If the nerves are truly unbearable, I still adopt the method taught to me by the late Margaret Cairns, who used to accompany me on piano while quietly lending her inestimable wisdom. This method is not particularly scientific but it always works: to imagine the whole audience are in fact cabbages.

Nerves at the music festival are certainly not caused by the atmosphere in the room. The committee and the volunteers always offer a wonderful welcome when competitors arrive. Yet, no matter how supportive the audience are, nerves are such a natural part of performing that they can never be completely avoided and they will never totally disappear. They will, however, prove a much smaller issue if they can be conquered at such a young age.

There are three examples I can bring to mind of severe nerves I have had in recent years. The final of the Mòd gold medal was probably the worst.
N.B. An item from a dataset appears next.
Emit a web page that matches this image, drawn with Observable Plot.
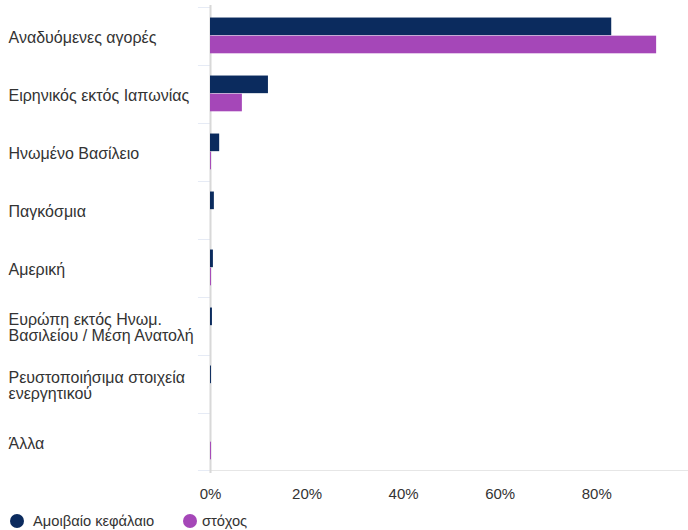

It is followed closely, however, by the Pan Celtic International Traditional Song Competition in Ireland last year (at which I was representing Scotland), and also by Tiree Music Festival two years ago when Skipinnish finished off the whole festival filmed by two separate television companies for three separate TV programmes.

Anyone who has seen the Skipinnish documentary from that year will know all about my attack of nerves before we took to the stage.

On all three occasions, I was able to come through the performances – thanks, I am sure, to the valuable lessons I learned at the Lochaber Music Festival when I was very small.

In this phone call to my mum, I recalled my nervous states as the car pulled up at St Mary’s school, or the Ben Nevis Distillery if it were a night competition. The competitions at that time felt like the be-all-and-end- all. Sometimes, I would be lucky enough to come away thrilled at the result.

When the competitions did not go my way, I would leave feeling I had to do better next time. Both situations inspired me to practise more and more.

Looking back now, I was really winning every time – even when the victory did not manifest itself in silverware. The true result was far more profound than a trophy on a mantelpiece. For every moment on the stage at the Lochaber Music Festival, I was developing control over troublesome nerves; I was gaining an ability to accept defeat as graciously as triumph; and I was gleaning musical experience to last a lifetime.

The Lochaber Music Festival captured my imagination as a youngster and made me believe that being a musician was possible.

Over a dozen Mothering Sundays later, I find myself eternally grateful for all of this, and I hope that many of those who competed this year (whether they lost or won) will reap their own rewards in the future.